It has never taken me more than two days to finish a Harlan Coben book and it was no different with his latest, Live Wire (Dutton, March 22). Myron and Win are back in another fast-paced tale that starts with a pregnant client of Myron’s, former tennis ace Suzze T, receiving an anonymous Facebook comment claiming that her husband, Lex, isn’t her baby’s father. Lex, the less famous half of a rock duo, has disappeared and Suzze wants Myron to find him and the person who posted the comment. In doing so, Myron runs into his sister-in-law Kitty, whom he hasn’t seen for fifteen years, since she and Myron’s brother Brad cut off contact with the Bolitar family after a nasty altercation. Kitty turns out to be a key figure in a complicated case that ends up with several people dead and Myron’s world turned upside down.
One of the things I like about the Bolitar series is that the characters evolve. Over the last few books, Myron has been dealing with his parents getting older and in this book the issue comes to the forefront. It’s a realistic and heartfelt exploration of what it means to face the inevitable, to have what you thought was far off arrive on your doorstep and ring the bell. Myron and Win are aging, too, with Win wearing reading glasses now, though he’s still deadly enough—if not more than ever—to bail Myron out of tough spots.
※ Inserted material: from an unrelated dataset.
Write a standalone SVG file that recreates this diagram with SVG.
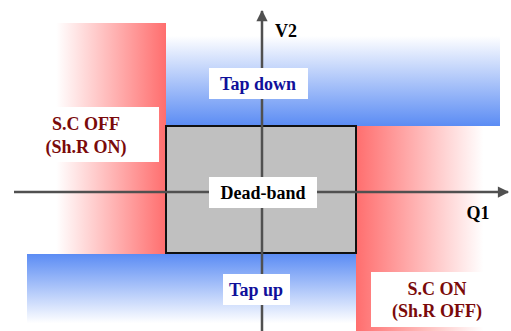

Live Wire reveals a Bolitar family history that readers had never known, introducing family members we—and even Myron, in one instance—had never met. We learn that Myron contributed to the estrangement of his brother and his sister-in-law Kitty wasn’t always the despicable person she’s become. Coben makes a bold move by drastically altering Myron’s (and Win’s and Esperanza’s) life by the end of the book, leaving our hero headed in a new direction. This change is welcome because as engrossing as Coben’s novels are, there’s a pattern developing (in his standalones, too): The protagonist receives a video/call/e-mail and now Facebook comment from someone who hasn’t been seen/heard from in years/long thought dead, which sends Myron/protagonist on a dangerous mission. Hopefully, as Myron and his friends tackle new personal challenges, they and the series will continue to age gracefully.